Nothing is more welcome at this stage than the steward or airhostess ambling down the aisle handing out the landing cards. Any delay in handing out the cards used to make me a little jittery as to whether the airline had some other ideas on the flight’s final destination. Receiving the card prescribed by the great Indian Red Tape Unlimited gives me hope that I am going to Chennai or Mumbai and not to Kandahar.

Acrobatics in the seat

Having received the cards, trying to fill them is more fun. Tired as we are, finding the pen itself from the various coat pockets in the case of men and different clutch purses in the case of women — ladies usually carry bags within bags like the Matryoshka Russian dolls — in near complete darkness while getting entangled in the cables of headphones, protruding TV panels, is an obstacle event. Having found the pen, switching the light overhead, one starts filling and finds that one needs the passport, the ticket to get the data and again the ransacking of pockets and handbags begin. If you are travelling with your spouse, often you have to do his or her form also.

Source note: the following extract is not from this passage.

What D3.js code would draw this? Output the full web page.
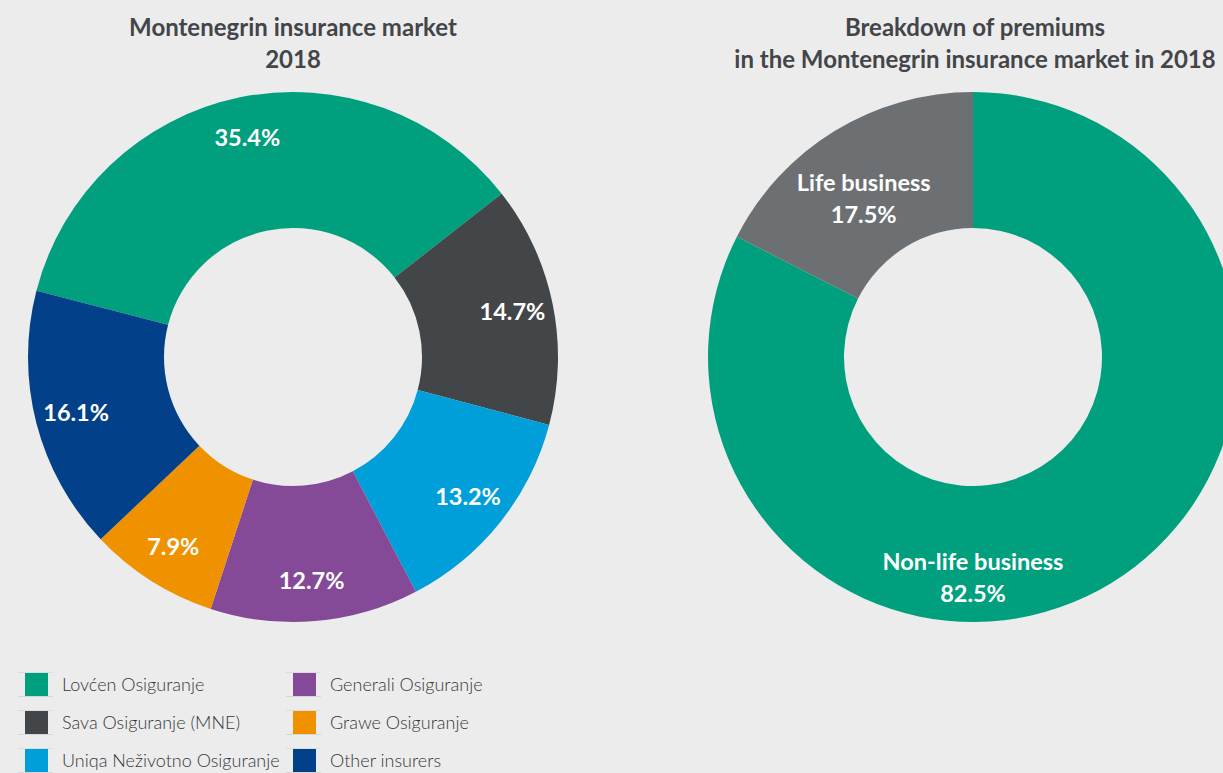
<!DOCTYPE html>
<html>
<head>
<meta charset="utf-8">
<script src="https://cdn.jsdelivr.net/npm/d3@7"></script>
<style>
  html, body { margin: 0; padding: 0; background: #ececec; }
  svg { display: block; font-family: Lato, "Open Sans", sans-serif; }
</style>
</head>
<body>
<svg id="chart" width="1223" height="773"></svg>
<script>
// market shares 2018
const insurers = ["Lovćen Osiguranje", "Sava Osiguranje (MNE)", "Uniqa Neživotno Osiguranje",
  "Generali Osiguranje", "Grawe Osiguranje", "Other insurers"];
const shares = [35.4, 14.7, 13.2, 12.7, 7.9, 16.1];

// premiums breakdown
const businessTypes = ["Non-life business", "Life business"];
const premiumShares = [82.5, 17.5];

(function () {
  const svg = d3.select("#chart");
  const deg = Math.PI / 180;

  const colors = d3.scaleOrdinal()
    .domain(insurers)
    .range(["#00a07e", "#434649", "#009fd9", "#844a97", "#f09100", "#02408a"]);

  const titleColor = "#434549";

  /**
   * Left donut
   */
  const left = { cx: 293, cy: 357, outer: 265, inner: 129 };

  const pieLeft = d3.pie()
    .value(d => d.value)
    .sort(null)
    .startAngle(-75.5 * deg)
    .endAngle(284.5 * deg);

  const leftData = insurers.map((name, i) => ({ name: name, value: shares[i] }));

  const arcLeft = d3.arc()
    .innerRadius(left.inner)
    .outerRadius(left.outer);

  const labelArc = d3.arc()
    .innerRadius(224)
    .outerRadius(224);

  const gLeft = svg.append("g")
    .attr("transform", "translate(" + left.cx + "," + left.cy + ")");

  const slices = gLeft.selectAll("g.slice")
    .data(pieLeft(leftData))
    .enter().append("g")
    .attr("class", "slice");

  slices.append("path")
    .attr("d", arcLeft)
    .attr("fill", d => colors(d.data.name));

  slices.append("text")
    .attr("transform", d => "translate(" + labelArc.centroid(d) + ")")
    .attr("text-anchor", "middle")
    .attr("dy", "0.36em")
    .style("fill", "white")
    .style("font-weight", 700)
    .style("font-size", "23.5px")
    .text(d => d.data.value.toFixed(1) + "%");

  const t1 = svg.append("text")
    .attr("x", left.cx)
    .attr("text-anchor", "middle")
    .style("fill", titleColor)
    .style("font-weight", 700)
    .style("font-size", "24px");
  t1.append("tspan").attr("x", left.cx).attr("y", 36).text("Montenegrin insurance market");
  t1.append("tspan").attr("x", left.cx).attr("y", 68).text("2018");

  /**
   * Right donut
   */
  const right = { cx: 973, cy: 357, outer: 265, inner: 129 };

  const pieRight = d3.pie()
    .value(d => d.value)
    .sort(null);

  const rightData = businessTypes.map((name, i) => ({ name: name, value: premiumShares[i] }));
  const rightColors = d3.scaleOrdinal().domain(businessTypes).range(["#00a07e", "#6d7072"]);

  const arcRight = d3.arc()
    .innerRadius(right.inner)
    .outerRadius(right.outer);

  const gRight = svg.append("g")
    .attr("transform", "translate(" + right.cx + "," + right.cy + ")");

  const rSlices = gRight.selectAll("g.slice")
    .data(pieRight(rightData))
    .enter().append("g")
    .attr("class", "slice");

  rSlices.append("path")
    .attr("d", arcRight)
    .attr("fill", d => rightColors(d.data.name));

  // label spots (angle in degrees, radius) - non-life label sits at the bottom
  const rightLabelSpots = [{ angle: 180, r: 220 }, { angle: -34.5, r: 193 }];

  rSlices.append("text")
    .attr("transform", (d, i) => {
      const s = rightLabelSpots[i];
      const a = s.angle * deg;
      const c = d3.arc().innerRadius(s.r).outerRadius(s.r).startAngle(a).endAngle(a).centroid();
      return "translate(" + c + ")";
    })
    .attr("text-anchor", "middle")
    .style("fill", "white")
    .style("font-weight", 700)
    .style("font-size", "23.5px")
    .each(function (d) {
      const t = d3.select(this);
      t.append("tspan").attr("x", 0).attr("y", -7).text(d.data.name);
      t.append("tspan").attr("x", 0).attr("y", 25).text(d.data.value.toFixed(1) + "%");
    });

  const t2 = svg.append("text")
    .attr("text-anchor", "middle")
    .style("fill", titleColor)
    .style("font-weight", 700)
    .style("font-size", "24px");
  t2.append("tspan").attr("x", 975).attr("y", 36).text("Breakdown of premiums");
  t2.append("tspan").attr("x", 975).attr("y", 68).text("in the Montenegrin insurance market in 2018");

  /**
   * Legend
   */
  const legendRectSize = 23;
  const legend = svg.selectAll(".legend")
    .data(insurers)
    .enter().append("g")
    .attr("class", "legend")
    .attr("transform", (d, i) => {
      const col = Math.floor(i / 3);
      const row = i % 3;
      return "translate(" + (25 + col * 268) + "," + (673 + row * 38) + ")";
    });

  legend.append("line")
    .attr("x1", -7).attr("x2", 28).attr("y1", -0.5).attr("y2", -0.5)
    .style("stroke", "#d8dedc").style("stroke-width", 1);
  legend.append("line")
    .attr("x1", -7).attr("x2", 28).attr("y1", legendRectSize + 0.5).attr("y2", legendRectSize + 0.5)
    .style("stroke", "#d4d6d8").style("stroke-width", 1);

  legend.append("rect")
    .attr("width", legendRectSize)
    .attr("height", legendRectSize)
    .style("fill", d => colors(d));

  legend.append("text")
    .attr("x", 37)
    .attr("y", legendRectSize / 2)
    .attr("dy", "0.36em")
    .style("fill", "#35373a")
    .style("font-weight", 300)
    .style("font-size", "18px")
    .text(d => d);
})();
</script>
</body>
</html>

Just as I settle down to fill, I might find my neighbour ask for a pen or help in filling the form itself. It is a welcome chore, even for men with honest intentions and I am among them, if the neighbour happens to be a well-groomed lady of indeterminate age. Once, as we settled down in our seats, my wife and I were speculating, in whispers, whether the lady sitting nearby was in her forties or fifties. If we are determined to settle the issue, the landing card filling presents a great opportunity to peer over our neighbour and find out her date of birth.

Stumped by two questions

While most questions are easy, two items used to stump me. One, whether I should tick the Box for Yes or No in the case of Emigration Check Not Required (ECNR). To be safe, I used to tick ‘Yes’ in my landing card and ‘No’ in my wife’s and the officer at the desk did not seem to care either way. Another dilemma was what I should write in the small strip for Customs as to the value of goods I carried. I was always afraid that the Customs man would order a search if I wrote a respectable Rs 2 lakh or look at me with disdain if I wrote truthfully Rs 10,000.

I read some years ago that the landing card filled by John Lennon of the Beatles fetched £15,000. It was reported that he wrote while travelling to Japan with Yoko Ono; Nationality: “weird”, Occupation “hazardous” and passport-issuing authority: “God of Air”. To envision a world without visas or landing cards, we can only echo John Lennon when he sang “Imagine there’s no countries”.